• _DATASET EXTRACT_:
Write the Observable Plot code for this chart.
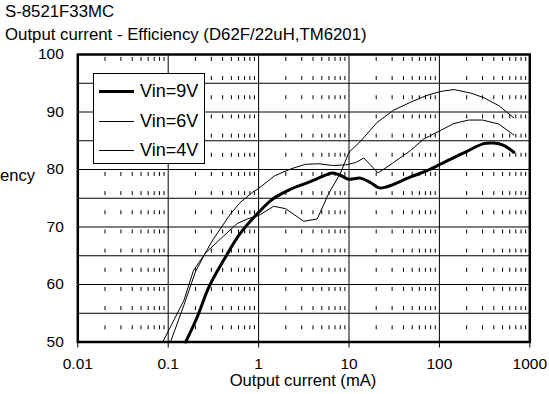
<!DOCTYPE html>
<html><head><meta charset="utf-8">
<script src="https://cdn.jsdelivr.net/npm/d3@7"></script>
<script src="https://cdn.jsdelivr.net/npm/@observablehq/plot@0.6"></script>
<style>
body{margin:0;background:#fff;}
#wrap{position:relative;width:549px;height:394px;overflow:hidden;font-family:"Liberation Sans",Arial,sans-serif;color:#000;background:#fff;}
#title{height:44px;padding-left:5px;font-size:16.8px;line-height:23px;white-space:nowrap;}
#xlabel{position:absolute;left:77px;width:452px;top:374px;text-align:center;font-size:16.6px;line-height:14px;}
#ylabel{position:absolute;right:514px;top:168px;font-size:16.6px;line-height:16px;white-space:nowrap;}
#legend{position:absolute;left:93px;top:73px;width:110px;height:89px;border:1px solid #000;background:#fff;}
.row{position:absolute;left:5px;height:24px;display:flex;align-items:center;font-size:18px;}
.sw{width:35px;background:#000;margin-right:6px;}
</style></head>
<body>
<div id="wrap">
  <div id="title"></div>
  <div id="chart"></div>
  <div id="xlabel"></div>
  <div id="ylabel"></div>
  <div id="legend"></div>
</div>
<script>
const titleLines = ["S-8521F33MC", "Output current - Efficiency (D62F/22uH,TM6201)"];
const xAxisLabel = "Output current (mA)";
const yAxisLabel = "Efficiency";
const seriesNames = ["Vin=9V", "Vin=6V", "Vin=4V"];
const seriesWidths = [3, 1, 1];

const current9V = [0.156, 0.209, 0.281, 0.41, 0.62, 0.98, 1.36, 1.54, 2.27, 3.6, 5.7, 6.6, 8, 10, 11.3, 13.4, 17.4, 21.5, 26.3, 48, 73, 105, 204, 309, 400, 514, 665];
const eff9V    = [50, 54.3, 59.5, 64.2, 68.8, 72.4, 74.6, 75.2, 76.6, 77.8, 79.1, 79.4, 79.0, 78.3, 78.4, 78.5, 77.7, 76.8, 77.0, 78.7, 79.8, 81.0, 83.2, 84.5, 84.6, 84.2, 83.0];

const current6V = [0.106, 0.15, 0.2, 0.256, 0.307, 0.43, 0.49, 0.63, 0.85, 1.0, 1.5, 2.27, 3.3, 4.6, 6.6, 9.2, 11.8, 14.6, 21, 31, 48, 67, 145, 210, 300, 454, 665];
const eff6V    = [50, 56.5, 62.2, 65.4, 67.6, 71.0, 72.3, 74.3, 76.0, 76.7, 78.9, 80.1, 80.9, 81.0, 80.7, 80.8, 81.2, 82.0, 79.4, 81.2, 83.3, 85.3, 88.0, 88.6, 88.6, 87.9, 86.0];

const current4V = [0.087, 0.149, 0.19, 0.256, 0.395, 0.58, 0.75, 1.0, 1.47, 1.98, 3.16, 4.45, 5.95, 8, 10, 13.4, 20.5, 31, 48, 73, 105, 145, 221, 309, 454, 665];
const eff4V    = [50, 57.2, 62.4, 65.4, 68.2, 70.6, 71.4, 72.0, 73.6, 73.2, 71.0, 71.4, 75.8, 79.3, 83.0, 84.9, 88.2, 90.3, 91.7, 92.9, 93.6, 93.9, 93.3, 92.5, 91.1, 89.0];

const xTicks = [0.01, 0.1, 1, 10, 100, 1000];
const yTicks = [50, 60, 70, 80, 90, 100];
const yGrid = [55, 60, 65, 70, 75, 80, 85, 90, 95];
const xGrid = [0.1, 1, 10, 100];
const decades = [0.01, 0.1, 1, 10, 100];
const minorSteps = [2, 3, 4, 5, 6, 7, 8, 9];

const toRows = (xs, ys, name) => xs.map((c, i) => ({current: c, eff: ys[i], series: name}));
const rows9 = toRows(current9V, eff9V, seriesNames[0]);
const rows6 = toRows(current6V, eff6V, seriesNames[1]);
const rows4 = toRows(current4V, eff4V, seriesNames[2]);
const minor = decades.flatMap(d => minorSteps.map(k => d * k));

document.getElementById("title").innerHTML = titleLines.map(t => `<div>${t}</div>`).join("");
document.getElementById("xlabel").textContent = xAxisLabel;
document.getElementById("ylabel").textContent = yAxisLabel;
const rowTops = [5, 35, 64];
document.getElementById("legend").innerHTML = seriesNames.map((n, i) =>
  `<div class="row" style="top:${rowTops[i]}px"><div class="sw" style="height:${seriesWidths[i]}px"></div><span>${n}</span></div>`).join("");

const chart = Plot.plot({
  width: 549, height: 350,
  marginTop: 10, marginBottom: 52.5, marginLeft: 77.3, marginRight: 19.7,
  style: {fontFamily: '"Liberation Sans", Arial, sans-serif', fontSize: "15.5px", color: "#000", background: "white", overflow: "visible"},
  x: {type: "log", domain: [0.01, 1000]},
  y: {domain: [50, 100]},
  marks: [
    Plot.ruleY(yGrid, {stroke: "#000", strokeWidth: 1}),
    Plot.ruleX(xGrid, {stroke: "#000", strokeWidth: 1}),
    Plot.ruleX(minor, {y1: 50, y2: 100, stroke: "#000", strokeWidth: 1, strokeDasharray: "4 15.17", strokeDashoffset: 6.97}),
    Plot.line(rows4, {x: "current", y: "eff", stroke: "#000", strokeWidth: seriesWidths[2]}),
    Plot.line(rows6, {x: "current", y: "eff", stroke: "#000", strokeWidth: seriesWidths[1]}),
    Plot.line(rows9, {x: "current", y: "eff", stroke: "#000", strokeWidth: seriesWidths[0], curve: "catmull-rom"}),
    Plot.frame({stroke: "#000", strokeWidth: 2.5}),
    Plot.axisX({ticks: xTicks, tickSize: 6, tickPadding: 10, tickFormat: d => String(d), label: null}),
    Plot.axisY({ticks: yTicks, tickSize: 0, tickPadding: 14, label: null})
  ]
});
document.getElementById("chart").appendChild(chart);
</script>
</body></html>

• _GIVEN REQUEST_:
Write the listing above out again exactly, dropping each image.

• _EXERCISE OUTPUT_:
Write the Observable Plot code for this chart.
<!DOCTYPE html>
<html><head><meta charset="utf-8">
<script src="https://cdn.jsdelivr.net/npm/d3@7"></script>
<script src="https://cdn.jsdelivr.net/npm/@observablehq/plot@0.6"></script>
<style>
body{margin:0;background:#fff;}
#wrap{position:relative;width:549px;height:394px;overflow:hidden;font-family:"Liberation Sans",Arial,sans-serif;color:#000;background:#fff;}
#title{height:44px;padding-left:5px;font-size:16.8px;line-height:23px;white-space:nowrap;}
#xlabel{position:absolute;left:77px;width:452px;top:374px;text-align:center;font-size:16.6px;line-height:14px;}
#ylabel{position:absolute;right:514px;top:168px;font-size:16.6px;line-height:16px;white-space:nowrap;}
#legend{position:absolute;left:93px;top:73px;width:110px;height:89px;border:1px solid #000;background:#fff;}
.row{position:absolute;left:5px;height:24px;display:flex;align-items:center;font-size:18px;}
.sw{width:35px;background:#000;margin-right:6px;}
</style></head>
<body>
<div id="wrap">
  <div id="title"></div>
  <div id="chart"></div>
  <div id="xlabel"></div>
  <div id="ylabel"></div>
  <div id="legend"></div>
</div>
<script>
const titleLines = ["S-8521F33MC", "Output current - Efficiency (D62F/22uH,TM6201)"];
const xAxisLabel = "Output current (mA)";
const yAxisLabel = "Efficiency";
const seriesNames = ["Vin=9V", "Vin=6V", "Vin=4V"];
const seriesWidths = [3, 1, 1];

const current9V = [0.156, 0.209, 0.281, 0.41, 0.62, 0.98, 1.36, 1.54, 2.27, 3.6, 5.7, 6.6, 8, 10, 11.3, 13.4, 17.4, 21.5, 26.3, 48, 73, 105, 204, 309, 400, 514, 665];
const eff9V    = [50, 54.3, 59.5, 64.2, 68.8, 72.4, 74.6, 75.2, 76.6, 77.8, 79.1, 79.4, 79.0, 78.3, 78.4, 78.5, 77.7, 76.8, 77.0, 78.7, 79.8, 81.0, 83.2, 84.5, 84.6, 84.2, 83.0];

const current6V = [0.106, 0.15, 0.2, 0.256, 0.307, 0.43, 0.49, 0.63, 0.85, 1.0, 1.5, 2.27, 3.3, 4.6, 6.6, 9.2, 11.8, 14.6, 21, 31, 48, 67, 145, 210, 300, 454, 665];
const eff6V    = [50, 56.5, 62.2, 65.4, 67.6, 71.0, 72.3, 74.3, 76.0, 76.7, 78.9, 80.1, 80.9, 81.0, 80.7, 80.8, 81.2, 82.0, 79.4, 81.2, 83.3, 85.3, 88.0, 88.6, 88.6, 87.9, 86.0];

const current4V = [0.087, 0.149, 0.19, 0.256, 0.395, 0.58, 0.75, 1.0, 1.47, 1.98, 3.16, 4.45, 5.95, 8, 10, 13.4, 20.5, 31, 48, 73, 105, 145, 221, 309, 454, 665];
const eff4V    = [50, 57.2, 62.4, 65.4, 68.2, 70.6, 71.4, 72.0, 73.6, 73.2, 71.0, 71.4, 75.8, 79.3, 83.0, 84.9, 88.2, 90.3, 91.7, 92.9, 93.6, 93.9, 93.3, 92.5, 91.1, 89.0];

const xTicks = [0.01, 0.1, 1, 10, 100, 1000];
const yTicks = [50, 60, 70, 80, 90, 100];
const yGrid = [55, 60, 65, 70, 75, 80, 85, 90, 95];
const xGrid = [0.1, 1, 10, 100];
const decades = [0.01, 0.1, 1, 10, 100];
const minorSteps = [2, 3, 4, 5, 6, 7, 8, 9];

const toRows = (xs, ys, name) => xs.map((c, i) => ({current: c, eff: ys[i], series: name}));
const rows9 = toRows(current9V, eff9V, seriesNames[0]);
const rows6 = toRows(current6V, eff6V, seriesNames[1]);
const rows4 = toRows(current4V, eff4V, seriesNames[2]);
const minor = decades.flatMap(d => minorSteps.map(k => d * k));

document.getElementById("title").innerHTML = titleLines.map(t => `<div>${t}</div>`).join("");
document.getElementById("xlabel").textContent = xAxisLabel;
document.getElementById("ylabel").textContent = yAxisLabel;
const rowTops = [5, 35, 64];
document.getElementById("legend").innerHTML = seriesNames.map((n, i) =>
  `<div class="row" style="top:${rowTops[i]}px"><div class="sw" style="height:${seriesWidths[i]}px"></div><span>${n}</span></div>`).join("");

const chart = Plot.plot({
  width: 549, height: 350,
  marginTop: 10, marginBottom: 52.5, marginLeft: 77.3, marginRight: 19.7,
  style: {fontFamily: '"Liberation Sans", Arial, sans-serif', fontSize: "15.5px", color: "#000", background: "white", overflow: "visible"},
  x: {type: "log", domain: [0.01, 1000]},
  y: {domain: [50, 100]},
  marks: [
    Plot.ruleY(yGrid, {stroke: "#000", strokeWidth: 1}),
    Plot.ruleX(xGrid, {stroke: "#000", strokeWidth: 1}),
    Plot.ruleX(minor, {y1: 50, y2: 100, stroke: "#000", strokeWidth: 1, strokeDasharray: "4 15.17", strokeDashoffset: 6.97}),
    Plot.line(rows4, {x: "current", y: "eff", stroke: "#000", strokeWidth: seriesWidths[2]}),
    Plot.line(rows6, {x: "current", y: "eff", stroke: "#000", strokeWidth: seriesWidths[1]}),
    Plot.line(rows9, {x: "current", y: "eff", stroke: "#000", strokeWidth: seriesWidths[0], curve: "catmull-rom"}),
    Plot.frame({stroke: "#000", strokeWidth: 2.5}),
    Plot.axisX({ticks: xTicks, tickSize: 6, tickPadding: 10, tickFormat: d => String(d), label: null}),
    Plot.axisY({ticks: yTicks, tickSize: 0, tickPadding: 14, label: null})
  ]
});
document.getElementById("chart").appendChild(chart);
</script>
</body></html>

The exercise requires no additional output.